With renewed vigor, the Katipuneros, armed with bolos and spears, and a few captured Remingtons, set off for San Mateo, and attacked the town in 2 November. General Mariano Gutierrez and his Tungko troops, as Bonifacio ordered, surrounded the Spanish garrison in San Mateo, capturing the municipal hall of the town. The enemy forces were at the convent and parish house of the church, and they had six cannons. Generals Malinis and De la Cruz gave orders to fire and a furious exchange of fire from guns and cannons ensued the whole day until late in the afternoon. Along the Nangka (Nanca) river, the Supremo ordered his soldiers to make effigies from banana trunks and straw scarecrows. With KKK hats on the effigies, the duped enemy wasted bullets on these dummies. Routed, the Spaniard retreat leaving San Mateo to the hands of the triumphant rebels.

They encountered moderate resistance as they captured San Mateo and Montalban. While there, they regrouped and Bonifacio and his armies recovered from the major defeat, knowing that it was a vital loss and it would affect the image of both Bonifacio and the rest of the Manila Katipunan. However, this battle that he personally led was rather successful initially, and they continued to occupy parts of Morong until the Spanish counterattack.

== Spanish counterattack and subsequent recapture of Montalban ==
The Spanish reaction was swift and decisive. Three days later, on 4 November, Governor-General Ramón Blanco y Erenas quickly sent reinforcements to aid in the recapture of San Mateo and Montalban. When the Spanish reinforcements arrived in Marikina on 5 November, the Katipunan was defeated yet again at the hands of the Spaniards in a 3-day counteroffensive and the besieged garrison in San Mateo was relieved. On 8 November, Montalban would fall to the Spaniards. Bonifacio once again was forced to retreat - outnumbered, depleted and outgunned by the Spaniards.

== Retreat to Balara ==
The loss of Montalban did not affect Bonifacio as much as the earlier conflict. However, it gave him the opportunity to switch the objective from occupying Manila, to a Guerrilla-type warfare in the provinces. Bonifacio retreated to Balara once again to regroup, where he began to fight in skirmishes across Morong province.

== Guerrilla warfare in Morong ==
Bonifacio continued to personally lead fights and skirmishes in Morong until the end of the year, but oftentimes, most of these ill-fated attempts led to deaths on both sides and fruitless attempts to regain his reputation.

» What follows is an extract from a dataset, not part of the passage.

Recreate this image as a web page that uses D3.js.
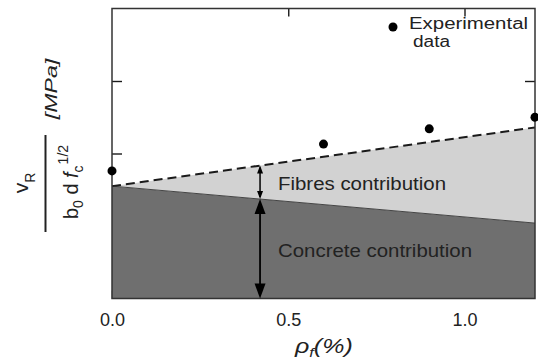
<!DOCTYPE html>
<html>
<head>
<meta charset="utf-8">
<script src="https://cdn.jsdelivr.net/npm/d3@7"></script>
<style>
  html, body { margin: 0; padding: 0; background: #fff; }
  svg { display: block; font-family: "Liberation Sans", Arial, Helvetica, sans-serif; }
</style>
</head>
<body>
<div id="chart"></div>
<script>
'use strict';

// axis setup
const xDomain = [0, 1.2];
const yDomain = [0, 4];
const xTicks = [0, 0.5, 1.0];
const yTicks = [1, 2, 3];

// experimental points
const expX = [0, 0.6, 0.9, 1.2];
const expY = [1.76, 2.13, 2.34, 2.50];

// model lines (straight, two ends)
const modelX = [0, 1.2];
const concreteY = [1.55, 1.04];
const totalY = [1.55, 2.36];

// where the contribution arrows sit
const arrowX = 0.42;

const width = 538, height = 360;
const margin = { top: 8.5, right: 3, bottom: 61.5, left: 112 };

const svg = d3.select("#chart")
    .append("svg")
    .attr("width", width)
    .attr("height", height);

const x = d3.scaleLinear().domain(xDomain).range([margin.left, width - margin.right]);
const y = d3.scaleLinear().domain(yDomain).range([height - margin.bottom, margin.top]);

const ink = "#1a1a1a";

// ticks (inward), drawn first so the fills cover the hidden ones
svg.append("g")
    .attr("transform", `translate(${x(xDomain[0])},0)`)
    .call(d3.axisLeft(y).tickValues(yTicks).tickSize(-10).tickFormat(""))
    .call(g => g.select(".domain").remove());
svg.append("g")
    .attr("transform", `translate(${x(xDomain[1])},0)`)
    .call(d3.axisRight(y).tickValues(yTicks).tickSize(-10).tickFormat(""))
    .call(g => g.select(".domain").remove());
svg.append("g")
    .attr("transform", `translate(0,${y(yDomain[1])})`)
    .call(d3.axisTop(x).tickValues(xTicks.slice(1)).tickSize(-8).tickFormat(""))
    .call(g => g.select(".domain").remove());

const xAxis = svg.append("g")
    .attr("transform", `translate(0,${y(yDomain[0])})`)
    .call(d3.axisBottom(x).tickValues(xTicks).tickSize(-8).tickPadding(15).tickFormat(d3.format(".1f")));
xAxis.select(".domain").remove();
xAxis.selectAll(".tick text")
    .attr("fill", "#222")
    .style("font-size", "18px");
svg.selectAll(".tick line").attr("stroke", ink).attr("stroke-width", 1.4);

// fills
const pts = modelX.map((d, i) => ({ x: d, c: concreteY[i], t: totalY[i] }));

svg.append("path")
    .datum(pts)
    .attr("fill", "#6f6f6f")
    .attr("d", d3.area().x(d => x(d.x)).y0(y(0)).y1(d => y(d.c)));

svg.append("path")
    .datum(pts)
    .attr("fill", "#d2d2d2")
    .attr("d", d3.area().x(d => x(d.x)).y0(d => y(d.c)).y1(d => y(d.t)));

svg.append("path")
    .datum(pts)
    .attr("fill", "none")
    .attr("stroke", "#444")
    .attr("stroke-width", 1)
    .attr("d", d3.line().x(d => x(d.x)).y(d => y(d.c)));

svg.append("path")
    .datum(pts)
    .attr("fill", "none")
    .attr("stroke", ink)
    .attr("stroke-width", 2)
    .attr("stroke-dasharray", "9,5")
    .attr("d", d3.line().x(d => x(d.x)).y(d => y(d.t)));

// frame
svg.append("rect")
    .attr("x", x(xDomain[0]))
    .attr("y", y(yDomain[1]))
    .attr("width", x(xDomain[1]) - x(xDomain[0]))
    .attr("height", y(yDomain[0]) - y(yDomain[1]))
    .attr("fill", "none")
    .attr("stroke", "#333")
    .attr("stroke-width", 1.5);

// experimental points
svg.selectAll(".exp")
    .data(expX.map((d, i) => ({ x: d, y: expY[i] })))
    .enter()
    .append("circle")
    .attr("class", "exp")
    .attr("cx", d => x(d.x))
    .attr("cy", d => y(d.y))
    .attr("r", 4.5)
    .attr("fill", "#000");

// arrows
function arrowHead(tipX, tipY, dir, w, len) {
    // dir = -1 points up, +1 points down
    return `M${tipX},${tipY} L${tipX - w / 2},${tipY - dir * len} L${tipX + w / 2},${tipY - dir * len} Z`;
}
const t01 = arrowX / (modelX[1] - modelX[0]);
const aTot = d3.interpolateNumber(totalY[0], totalY[1])(t01);
const aCon = d3.interpolateNumber(concreteY[0], concreteY[1])(t01);
const ax = x(arrowX);

const arrows = svg.append("g").attr("fill", "#000").attr("stroke", "#000");
arrows.append("line")
    .attr("x1", ax).attr("x2", ax)
    .attr("y1", y(aTot) + 2).attr("y2", y(aCon) - 2)
    .attr("stroke-width", 1.5);
arrows.append("path").attr("stroke", "none").attr("d", arrowHead(ax, y(aTot), -1, 6, 8));
arrows.append("path").attr("stroke", "none").attr("d", arrowHead(ax, y(aCon), 1, 6, 8));
arrows.append("line")
    .attr("x1", ax).attr("x2", ax)
    .attr("y1", y(aCon) + 4).attr("y2", y(0) - 4)
    .attr("stroke-width", 1.8);
arrows.append("path").attr("stroke", "none").attr("d", arrowHead(ax, y(aCon), -1, 11, 15));
arrows.append("path").attr("stroke", "none").attr("d", arrowHead(ax, y(0), 1, 11, 15));

// region labels
svg.append("text")
    .attr("x", 278).attr("y", 190)
    .attr("fill", "#222")
    .style("font-size", "18px")
    .attr("textLength", 168).attr("lengthAdjust", "spacingAndGlyphs")
    .text("Fibres contribution");
svg.append("text")
    .attr("x", 278).attr("y", 257)
    .attr("fill", "#222")
    .style("font-size", "18px")
    .attr("textLength", 194).attr("lengthAdjust", "spacingAndGlyphs")
    .text("Concrete contribution");

// legend
svg.append("circle").attr("cx", 393).attr("cy", 27).attr("r", 4.5).attr("fill", "#000");
svg.append("text")
    .attr("x", 409).attr("y", 29)
    .attr("fill", "#222")
    .style("font-size", "16px")
    .attr("textLength", 119).attr("lengthAdjust", "spacingAndGlyphs")
    .text("Experimental");
svg.append("text")
    .attr("x", 413).attr("y", 47)
    .attr("fill", "#222")
    .style("font-size", "16px")
    .attr("textLength", 37).attr("lengthAdjust", "spacingAndGlyphs")
    .text("data");

// x axis title (glyphs widened like the source figure)
const xt = svg.append("g")
    .attr("transform", "translate(295,353) scale(1.25,1)")
    .append("text")
    .attr("fill", "#222")
    .style("font-size", "20px")
    .style("font-style", "italic");
xt.append("tspan").text("ρ");
xt.append("tspan").attr("dy", 4).style("font-size", "13px").text("f");
xt.append("tspan").attr("dy", -4).text("(%)");

// y axis title: rotated fraction
function rotText(px, py, size, stretch = 1) {
    return svg.append("g")
        .attr("transform", `translate(${px},${py}) rotate(-90) scale(${stretch},1)`)
        .append("text")
        .attr("text-anchor", "middle")
        .attr("fill", "#222")
        .style("font-size", size + "px");
}

const num = rotText(28, 183, 21);
num.append("tspan").text("v");
num.append("tspan").attr("dy", 7).style("font-size", "14px").text("R");

svg.append("line")
    .attr("x1", 45.5).attr("x2", 45.5)
    .attr("y1", 135).attr("y2", 232)
    .attr("stroke", "#222")
    .attr("stroke-width", 2);

const den = rotText(78, 182, 20);
den.append("tspan").text("b");
den.append("tspan").attr("dy", 5).style("font-size", "14px").text("0");
den.append("tspan").attr("dy", -5).text(" d ");
den.append("tspan").style("font-style", "italic").text("f");
den.append("tspan").attr("dy", 5).style("font-size", "14px").text("c");
den.append("tspan").attr("dy", -15).attr("dx", 1).style("font-size", "14px").text("1/2");

rotText(57, 89, 16, 1.45)
    .style("font-style", "italic")
    .text("[MPa]");
</script>
</body>
</html>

Bonifacio personally led this desperate fight, hard-pressed and depleted, the Revolution in Morong province inevitably flopped. Bonifacio would not be released from this nightmare until he was invited to resolve the Magdalo-Magdiwang issue in Cavite which led to the conflict. He would not return from that province alive.

Other rebel leaders considered San Mateo as a refuge. After the Cry of Nueva Ecija, General Mariano Llanera began guerrilla tactics in Bulacan. As the Spaniards continuously pursued them, they made it to the foothills of San Mateo to establish headquarters in November 1896. In a similar way, after the disastrous Defeats suffered by Emilio Aguinaldo in Cavite, he and his men made their arduous trek to Montalban and later to Biak-Na-Bato.